■ **Information shown**:
BEGIN
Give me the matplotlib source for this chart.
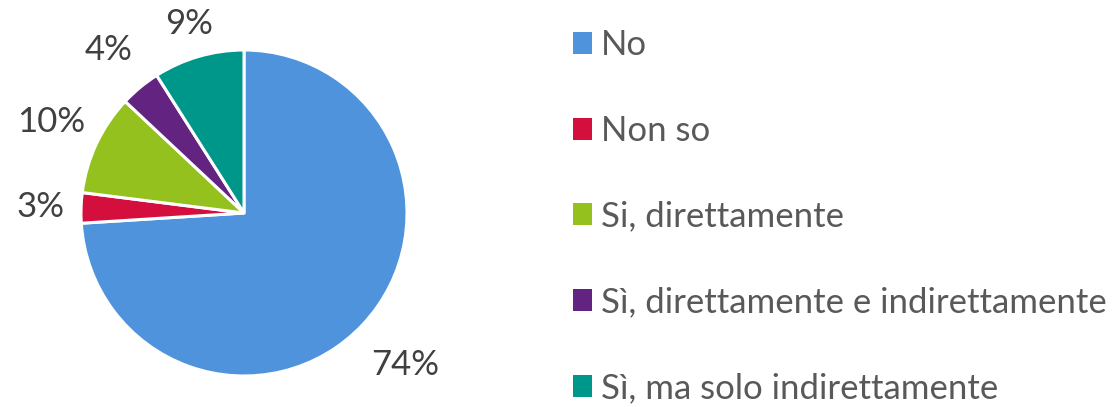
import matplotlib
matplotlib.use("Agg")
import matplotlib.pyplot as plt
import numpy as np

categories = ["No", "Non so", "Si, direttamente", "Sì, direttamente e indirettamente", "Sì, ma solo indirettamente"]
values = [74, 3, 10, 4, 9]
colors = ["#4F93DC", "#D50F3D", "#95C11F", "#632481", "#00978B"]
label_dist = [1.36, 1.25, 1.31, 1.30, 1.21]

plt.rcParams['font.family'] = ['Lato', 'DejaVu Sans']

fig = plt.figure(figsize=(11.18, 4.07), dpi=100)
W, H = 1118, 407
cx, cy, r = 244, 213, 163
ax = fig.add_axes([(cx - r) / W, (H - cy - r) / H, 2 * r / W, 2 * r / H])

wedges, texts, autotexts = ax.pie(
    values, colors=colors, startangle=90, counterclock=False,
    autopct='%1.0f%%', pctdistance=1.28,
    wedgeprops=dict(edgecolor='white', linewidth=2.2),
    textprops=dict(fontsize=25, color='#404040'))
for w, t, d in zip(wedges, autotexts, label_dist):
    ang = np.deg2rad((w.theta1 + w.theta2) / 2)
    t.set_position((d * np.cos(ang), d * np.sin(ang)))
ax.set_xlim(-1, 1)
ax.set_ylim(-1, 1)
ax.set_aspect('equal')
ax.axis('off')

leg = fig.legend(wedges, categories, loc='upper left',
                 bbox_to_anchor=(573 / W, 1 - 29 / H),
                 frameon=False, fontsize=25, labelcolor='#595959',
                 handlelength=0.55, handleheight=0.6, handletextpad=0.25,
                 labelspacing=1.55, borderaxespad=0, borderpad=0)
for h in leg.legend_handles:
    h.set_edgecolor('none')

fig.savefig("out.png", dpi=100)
END
■ **Written problem**: Reproduce all of the data exactly; the pictures do not belong in the copy.

■ **Output of the exercise**:
Give me the matplotlib source for this chart.
import matplotlib
matplotlib.use("Agg")
import matplotlib.pyplot as plt
import numpy as np

categories = ["No", "Non so", "Si, direttamente", "Sì, direttamente e indirettamente", "Sì, ma solo indirettamente"]
values = [74, 3, 10, 4, 9]
colors = ["#4F93DC", "#D50F3D", "#95C11F", "#632481", "#00978B"]
label_dist = [1.36, 1.25, 1.31, 1.30, 1.21]

plt.rcParams['font.family'] = ['Lato', 'DejaVu Sans']

fig = plt.figure(figsize=(11.18, 4.07), dpi=100)
W, H = 1118, 407
cx, cy, r = 244, 213, 163
ax = fig.add_axes([(cx - r) / W, (H - cy - r) / H, 2 * r / W, 2 * r / H])

wedges, texts, autotexts = ax.pie(
    values, colors=colors, startangle=90, counterclock=False,
    autopct='%1.0f%%', pctdistance=1.28,
    wedgeprops=dict(edgecolor='white', linewidth=2.2),
    textprops=dict(fontsize=25, color='#404040'))
for w, t, d in zip(wedges, autotexts, label_dist):
    ang = np.deg2rad((w.theta1 + w.theta2) / 2)
    t.set_position((d * np.cos(ang), d * np.sin(ang)))
ax.set_xlim(-1, 1)
ax.set_ylim(-1, 1)
ax.set_aspect('equal')
ax.axis('off')

leg = fig.legend(wedges, categories, loc='upper left',
                 bbox_to_anchor=(573 / W, 1 - 29 / H),
                 frameon=False, fontsize=25, labelcolor='#595959',
                 handlelength=0.55, handleheight=0.6, handletextpad=0.25,
                 labelspacing=1.55, borderaxespad=0, borderpad=0)
for h in leg.legend_handles:
    h.set_edgecolor('none')

fig.savefig("out.png", dpi=100)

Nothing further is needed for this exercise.